Go: Goroutine, OS Thread and CPU Management

Creating an OS Thread or switching from one to another can be costly for your programs in terms of memory and performance. Go aims to get advantages as much as possible from the cores. It has been designed with concurrency in mind from the beginning.

M, P, G orchestration

To solve this problem, Go has its own scheduler to distribute goroutines over the threads. This scheduler defines three main concepts, as explained in the code itself:

The main concepts are:

G - goroutine.
M - worker thread, or machine.
P - processor, a resource that is required to execute Go code.

M must have an associated P to execute Go code[...].

Here is a diagram of this P, M, G model:

Each goroutine (G) runs on an OS thread (M) that is assigned to a logical CPU (P). Let’s take a simple example to see how Go manages them:

func main() {
   var wg sync.WaitGroup
   wg.Add(2)

   go func() {
      println(`hello`)
      wg.Done()
   }()

   go func() {
      println(`world`)
      wg.Done()
   }()

   wg.Wait()
}

Go will first create the different P based on the number of logical CPUs of the machine and store them in a list of idle P:

Then, the new goroutine or goroutines ready to run will wake a P up to distribute the work better. This P will create an M with the associated OS thread:

However, like a P, a M with no work — i.e. no goroutine waiting to run — returning from a syscall, or even forced to be stopped by the garbage collector, goes to an idle list:

During the bootstrap of the program, Go already creates some OS thread and associated M. For our example, the first goroutine that prints hello will use the main goroutine while the second one will get an M and P from this idle list:

Now we have the big picture of the goroutines and threads management, let’s see in which case Go would use more M than P and how goroutines are managed in case of system calls.

System calls

Go optimizes the system calls — whatever it is blocking or not — by wrapping them up in the runtime. This wrapper will automatically dissociate the P from the thread M and allow another thread to run on it. Let’s take an example with a file reading:

func main() {
   buf := make([]byte, 0, 2)

   fd, _ := os.Open("number.txt")
   fd.Read(buf)
   fd.Close()

   println(string(buf)) // 42
}

Here is the workflow when the file is opening:

P0 is now in the idle list and potentially available. Then, once the syscall exits, Go applies the following rules until one can be satisfied:

try to acquire the exact same P, P0 in our example, and resume the execution
try to acquire a P in the idle list and resume the execution
put the goroutine in the global queue and put the associated M back to the idle list

However, Go also handles the case when the resource is not ready yet in case of non-blocking I/O such as http call. In this case, the first syscall — that follows the previous workflow — will not succeed since the resource is not yet ready, forcing Go to use the network poller and park the goroutine.
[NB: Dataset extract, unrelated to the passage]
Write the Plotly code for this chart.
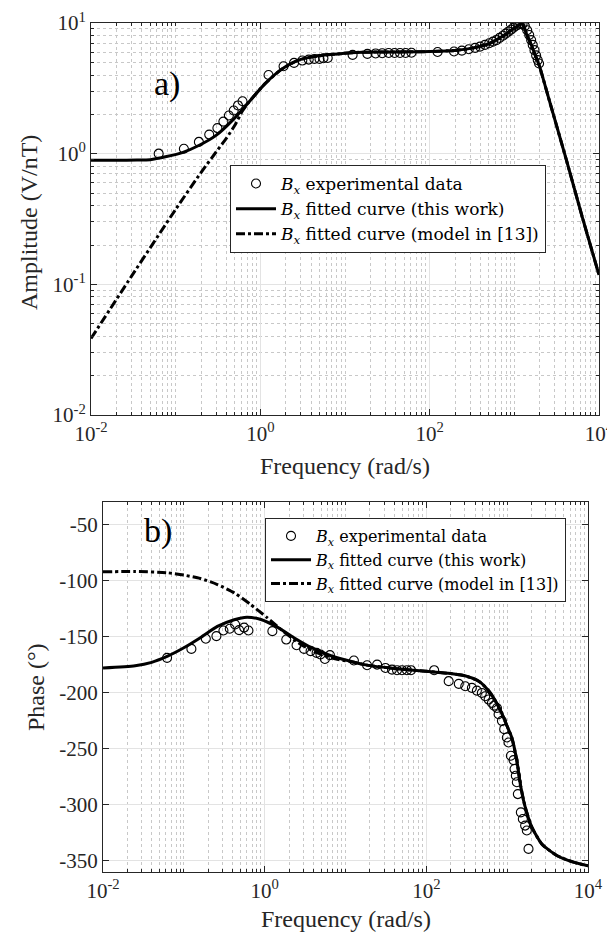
import plotly.graph_objects as go

# ---------------- data ----------------
amp_freq = [0.063, 0.125, 0.188, 0.249, 0.311, 0.366, 0.425, 0.485, 0.545, 0.616,
            1.25, 1.88, 2.5, 3.13, 3.73, 4.35, 5.0, 5.56, 6.25, 12.3,
            18.4, 23, 27.5, 32.8, 38.5, 44.7, 52, 61, 124, 194,
            240, 290, 344, 393, 450, 505, 560, 614, 670, 735,
            790, 850, 915, 975, 1040, 1110, 1180, 1250, 1330, 1420,
            1500, 1580, 1650, 1730, 1810, 1890, 1960]
amp_exp = [1.00, 1.09, 1.23, 1.40, 1.57, 1.76, 1.96, 2.14, 2.34, 2.52,
           4.0, 4.67, 4.95, 5.16, 5.25, 5.3, 5.3, 5.37, 5.4, 5.7,
           5.8, 5.85, 5.87, 5.9, 5.9, 5.9, 5.9, 5.92, 6.0, 6.05,
           6.15, 6.3, 6.45, 6.6, 6.8, 7.0, 7.2, 7.4, 7.7, 8.0,
           8.3, 8.6, 8.9, 9.2, 9.5, 9.7, 9.85, 9.8, 9.5, 8.8,
           8.1, 7.4, 6.8, 6.2, 5.65, 5.2, 4.9]

amp_fit_freq = [0.01, 0.02, 0.035, 0.05, 0.078, 0.12, 0.19, 0.3, 0.465, 0.72,
                1.13, 1.76, 2.73, 4.26, 6.65, 13.5, 30, 100, 211, 330,
                515, 800, 900, 1040, 1150, 1230, 1300, 1400, 1500, 1600,
                1750, 1977, 2500, 4110, 6410, 10000]
amp_fit = [0.89, 0.89, 0.893, 0.90, 0.95, 1.02, 1.16, 1.38, 1.79, 2.45,
           3.42, 4.4, 5.16, 5.53, 5.73, 5.95, 6.0, 6.05, 6.2, 6.45,
           7.0, 8.2, 8.75, 9.3, 9.7, 9.9, 9.4, 8.15, 7.4, 6.7,
           5.77, 4.7, 2.77, 0.9, 0.32, 0.118]

amp_ref_freq = [0.01, 0.03, 0.1, 0.2, 0.3, 0.4, 0.5, 0.614, 0.72,
                1.13, 1.76, 2.73, 4.26, 6.65, 13.5, 30, 100, 211, 330,
                515, 800, 900, 1040, 1150, 1230, 1300, 1400, 1500, 1600,
                1750, 1977, 2500, 4110, 6410, 10000]
amp_ref = [0.0385, 0.115, 0.375, 0.72, 1.03, 1.32, 1.65, 2.12, 2.45,
           3.42, 4.4, 5.16, 5.53, 5.73, 5.95, 6.0, 6.05, 6.2, 6.45,
           7.0, 8.2, 8.75, 9.3, 9.7, 9.9, 9.4, 8.15, 7.4, 6.7,
           5.77, 4.7, 2.77, 0.9, 0.32, 0.118]

ph_freq = [0.062, 0.124, 0.187, 0.253, 0.309, 0.37, 0.431, 0.483, 0.557, 0.63,
           1.245, 1.85, 2.48, 3.07, 3.7, 4.39, 4.9, 5.56, 6.42, 12.7,
           18.5, 24.6, 31.2, 37.6, 43.4, 50, 57.6, 64.6, 125, 189,
           252, 303, 366, 422, 486, 535, 590, 648, 690, 748,
           783, 861, 919, 991, 1040, 1111, 1199, 1234, 1280, 1318,
           1356, 1476, 1563, 1668, 1750, 1837]
ph_exp = [-169, -161, -152, -149.6, -144.6, -143, -139.3, -144.3, -142, -144.6,
          -145.2, -152.7, -157.7, -161, -163, -164.6, -166, -170, -166.6, -171.4,
          -175.6, -175, -178, -179.5, -180, -180, -180, -180, -180, -189.8,
          -192.2, -194.3, -195.8, -198.2, -200.3, -203.2, -206.2, -209.2, -211.6, -213.7,
          -219.3, -225.2, -232.6, -240, -244.5, -256.3, -260.2, -268.2, -274.1, -280,
          -290.5, -306.8, -312.7, -318.6, -323, -339.4]

ph_fit_freq = [0.01, 0.025, 0.04, 0.063, 0.1, 0.16, 0.26, 0.42, 0.6, 0.9,
               1.43, 2.3, 3.7, 6, 9.5, 18.5, 40, 100, 200, 300,
               450, 600, 750, 900, 1000, 1140, 1320, 1450, 1670, 2020,
               2680, 4110, 6610, 10000]
ph_fit = [-178, -176, -173, -167.5, -160, -151, -141, -135, -132.7, -134.8,
          -141.6, -151, -159.5, -166, -170.5, -175.5, -178.5, -181, -183, -185,
          -190, -199, -210, -222, -230, -240, -261, -281, -302, -320,
          -335, -345.3, -351.2, -354.5]

ph_ref_freq = [0.01, 0.025, 0.063, 0.1, 0.16, 0.26, 0.42, 0.67, 1.08, 1.73,
               2.8, 4.5, 7.2, 12.7, 18.5, 40, 100, 200, 300,
               450, 600, 750, 900, 1000, 1140, 1320, 1450, 1670, 2020,
               2680, 4110, 6610, 10000]
ph_ref = [-92.3, -92, -93.1, -95.2, -98.2, -103.6, -111, -121.4, -133.3, -145.8,
          -157, -164.6, -169.6, -173, -175.5, -178.5, -181, -183, -185,
          -190, -199, -210, -222, -230, -240, -261, -281, -302, -320,
          -335, -345.3, -351.2, -354.5]

x_tickvals = [1e-2, 1e0, 1e2, 1e4]
x_ticktext = ["10<sup>-2</sup>", "10<sup>0</sup>", "10<sup>2</sup>", "10<sup>4</sup>"]
amp_tickvals = [1e-2, 1e-1, 1e0, 1e1]
amp_ticktext = ["10<sup>-2</sup>", "10<sup>-1</sup>", "10<sup>0</sup>", "10<sup>1</sup>"]
ph_tickvals = [-350, -300, -250, -200, -150, -100, -50]
ph_ticktext = ["-350", "-300", "-250", "-200", "-150", "-100", "-50"]

legend_names = ["<i>B</i><sub><i>x</i></sub> experimental data",
                "<i>B</i><sub><i>x</i></sub> fitted curve (this work)",
                "<i>B</i><sub><i>x</i></sub> fitted curve (model in [13])"]

# ---------------- figure ----------------
FONT = "'Liberation Serif', 'Times New Roman', Times, serif"
LEGFONT = "'DejaVu Serif', serif"
W, H = 615, 934
fig = go.Figure()

def add_set(xe, ye, xf, yf, xr, yr, xa, ya, leg):
    fig.add_trace(go.Scatter(x=xe, y=ye, mode="markers", name=legend_names[0],
                             marker=dict(symbol="circle-open", size=9, color="black",
                                         line=dict(width=1.1, color="black")),
                             xaxis=xa, yaxis=ya, legend=leg))
    fig.add_trace(go.Scatter(x=xf, y=yf, mode="lines", name=legend_names[1],
                             line=dict(color="black", width=3, shape="spline", smoothing=0.6),
                             xaxis=xa, yaxis=ya, legend=leg))
    fig.add_trace(go.Scatter(x=xr, y=yr, mode="lines", name=legend_names[2],
                             line=dict(color="black", width=3, dash="dashdot",
                                       shape="spline", smoothing=0.6),
                             xaxis=xa, yaxis=ya, legend=leg))

add_set(amp_freq, amp_exp, amp_fit_freq, amp_fit, amp_ref_freq, amp_ref, "x", "y", "legend")
add_set(ph_freq, ph_exp, ph_fit_freq, ph_fit, ph_ref_freq, ph_ref, "x2", "y2", "legend2")

axis_common = dict(showline=True, linecolor="#262626", linewidth=1, mirror="allticks",
                   ticks="inside", ticklen=6, tickcolor="#262626",
                   tickfont=dict(family=FONT, size=21, color="#262626"),
                   ticklabeloverflow="allow",
                   showgrid=True, gridcolor="#e3e3e3", gridwidth=1,
                   zeroline=False, automargin=False)

minor_log = dict(ticks="inside", ticklen=3, tickcolor="#262626", dtick="D1",
                 showgrid=True, gridcolor="#c8c8c8", griddash="dot", gridwidth=1)

def px2x(p):
    return p / W

def px2y(p):
    return 1 - p / H

fig.update_layout(
    width=W, height=H, autosize=False,
    margin=dict(l=0, r=0, t=0, b=0),
    paper_bgcolor="white", plot_bgcolor="white",
    xaxis=dict(type="log", range=[-2.0001, 4.0001], domain=[px2x(83), px2x(591)], anchor="y",
               tickvals=x_tickvals, ticktext=x_ticktext, minor=minor_log, **axis_common),
    yaxis=dict(type="log", range=[-2.0001, 1.0001], domain=[px2y(407), px2y(15)], anchor="x",
               tickvals=amp_tickvals, ticktext=amp_ticktext, minor=minor_log, **axis_common),
    xaxis2=dict(type="log", range=[-2.0001, 4.0001], domain=[px2x(95), px2x(580)], anchor="y2",
                tickvals=x_tickvals, ticktext=x_ticktext, minor=minor_log, **axis_common),
    yaxis2=dict(range=[-360, -30], domain=[px2y(864), px2y(494)], anchor="x2",
                tickvals=ph_tickvals, ticktext=ph_ticktext, **axis_common),
    legend=dict(x=px2x(222), y=px2y(157), xanchor="left", yanchor="top",
                bgcolor="white", bordercolor="#262626", borderwidth=1,
                font=dict(family=LEGFONT, size=17, color="black"),
                tracegroupgap=0, itemwidth=40),
    legend2=dict(x=px2x(257), y=px2y(510), xanchor="left", yanchor="top",
                 bgcolor="white", bordercolor="#262626", borderwidth=1,
                 font=dict(family=LEGFONT, size=16, color="black"),
                 tracegroupgap=0, itemwidth=40),
    showlegend=True,
)

ann_font = dict(family=FONT, size=24, color="#262626")
annotations = [
    dict(text="a)", x=px2x(159), y=px2y(76), font=dict(family=FONT, size=34, color="black")),
    dict(text="b)", x=px2x(150), y=px2y(523), font=dict(family=FONT, size=34, color="black")),
    dict(text="Frequency (rad/s)", x=px2x(337), y=px2y(458), font=ann_font),
    dict(text="Frequency (rad/s)", x=px2x(338), y=px2y(911), font=ann_font),
    dict(text="Amplitude (V/nT)", x=px2x(21), y=px2y(215), textangle=-90, font=ann_font),
    dict(text="Phase (°)", x=px2x(28), y=px2y(679), textangle=-90, font=ann_font),
]
for a in annotations:
    fig.add_annotation(xref="paper", yref="paper", showarrow=False,
                       xanchor="center", yanchor="middle", **a)

fig.write_html("out.html")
Here is an example:

func main() {
   http.Get(`https://httpstat.us/200`)
}

Once the first syscall is done and explicitly says the resource is not yet ready, the goroutine will park until the network poller notifies it that the resource is now ready. In this case, the thread M will not be blocked:

The goroutine will run again when the Go scheduler looks for work. The scheduler will then ask the network poller if a goroutine is waiting to be run after successfully getting the information it was waiting for:

If more than one goroutine is ready, the extra ones will go on the global runnable queue and will be scheduled later.

Restriction in term of OS threads

When system calls are used, Go does not limit the number of OS threads that can be blocked, as explained in code:

The GOMAXPROCS variable limits the number of operating system threads that can execute user-level Go code simultaneously. There is no limit to the number of threads that can be blocked in system calls on behalf of Go code; those do not count against the GOMAXPROCS limit. This package’s GOMAXPROCS function queries and changes the limit.

Here is an example of this situation:

func main() {
   var wg sync.WaitGroup

   for i := 0;i < 100 ;i++  {
      wg.Add(1)

      go func() {
         http.Get(`https://httpstat.us/200?sleep=10000`)

         wg.Done()
      }()
   }

   wg.Wait()
}

Here are the number of threads created from the tracing tools:

Since Go optimizes the thread usage, it can be re-used while its goroutine is blocking, it explains why this number does not match with the number of the loop.